Speedy recovery without Backups

Backups are often thought about in the context of a disaster, the loss of a data centre, SAN or other infrastructure. Fortunately for operators and admins everywhere these are relatively rare occurrences. Backups are also exist to give comfort in the form of regulatory and audit compliance.

However, the most common active use of backups is not for any of these purposes, but for data issues that do not compromise a whole system. These can come from poor code introducing data corruption, malicious action as well as simple fat-finger or user error.

In these cases the effort to recover the data is often significant, additionally the data corruption can be replicated to others systems via replication or log-shipping meaning these are not always viable targets to retrieve data. The effort required to retrieve data from backups can sometimes mean that recovery is bypassed for simple expediency as it's quicker and easier to try to manually fix or re-create the data.

Even when the data is important enough to recover, this can be a long an unwieldy process. If the existing DB is to be kept running and serving data, then another location for the restore is required. This mean disk and CPU resources have to be requisitioned, often from other systems such as operational support or development, inhibiting existing work and impacting project timelines. There is then the time required to recover the data from the backup and insert it into the database.

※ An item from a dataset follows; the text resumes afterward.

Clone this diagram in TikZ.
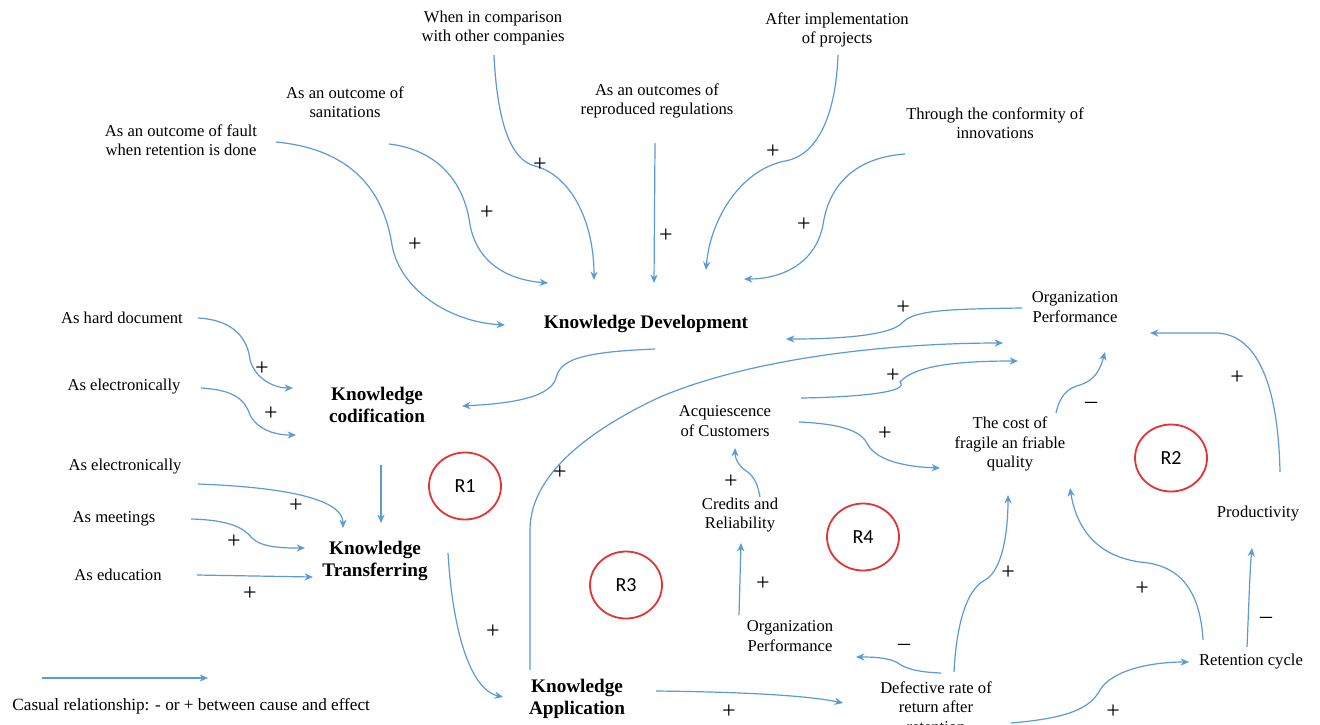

In these cases using a time-travelling (or flashback) query can save a significant amount of time for the DBA and allow for data recovery to take place without impacting the rest of the application.

In short the DBA takes data from just before the corruption/data loss event and then uses this data to fix the data without having to rely on recovering backups and provisioning recovery areas.

Within CockroachDB this is achieved using As Of System Time (AOST) queries.

How does CockroachDB do this?

Although CockroachDB presents itself as a single Postgres wire-compatible distributed SQL database, it's shared-nothing architecture means that each individual node is a key-value store where the data is broken into blocks of contiguous key values called ranges. Each range is replicated (tuneable, but defaults to 3 replicas) around the cluster to provide resilience using the RAFT protocol.

As data is created, updated or deleted, rather than make the changes in the effected ranges directly, CockroachDB uses a Log-structured merge-tree approach to tombstone the reference to the old data and create a new range with the updated data. Then, in the background the garbage collection process consolidates and merges the ranges.

What this means is that before the garbage collection has been run (default in CockroachDB is 25 hours, but again this is tuneable) this data is not lost from the system. Even data from tables that have been deleted or dropped can be accessed and used to recover data.

How to do it:

The process in CockroachDB is as followed:

 1. Identify the point at which the data was corrupted

 2. Export the relevant data using an AOST query

 3. Import the data into a holding area

 4. Upsert the data from the holding area

Identify the point in time

If you are aware of when the data incident happened (from logs etc.) then this is simple, otherwise a bit of trial and error to pick the point when the data was changed/deleted. The format in Cockroach for time-travelling queries is:

select * from a as of system time '2022-02-28 12:30:15';

Note that the select statement supports the usual array of where clauses:

select * from global_child as of system time '2022-02-28 12:30:15' where value = 'Quins';

More details on specifying other time criteria can be found here.

Export the data

Once the point at which you wish to extract the data has been established the data can be exported to a convenient location such as S3 or a local filesystem using the export feature.

Export to S3:

export into CSV 's3://[BUSKET]/AOST?AWS_ACCESS_KEY_ID=]KEY}&AWS_SECRET_ACCESS_KEY=[SECRET]' FROM SELECT * from a as of system time '2022-02-28 12:30:15';

This CSV file can now be found and accessed in the S3 bucket:

Import the data

Now we need a structure to import the data into, by using a holding area rather than just importing into the original table location we can have fine-grain control of the data. So we create an empty table with the same structure as the source table, and then import the data. One way of getting the appropriate DDL is to use the following command:

show create table [tablename];

Once the table is created we can import the data into the holding table:

IMPORT INTO ajs.a_restore(id, city, parent_id, value) CSV data ('s3://ajs-demo/AOST/[CSV Filename]?AWS_ACCESS_KEY_ID=[KEY]&AWS_SECRET_ACCESS_KEY=[SECRET]');

We now have a copy of the data in the restore table we can use to insert into or update rows in the live table.

Additionally, because of the way that cockroach works with it KV store/ranges this also applies to dropped tables or DDL changes such as drop column statements.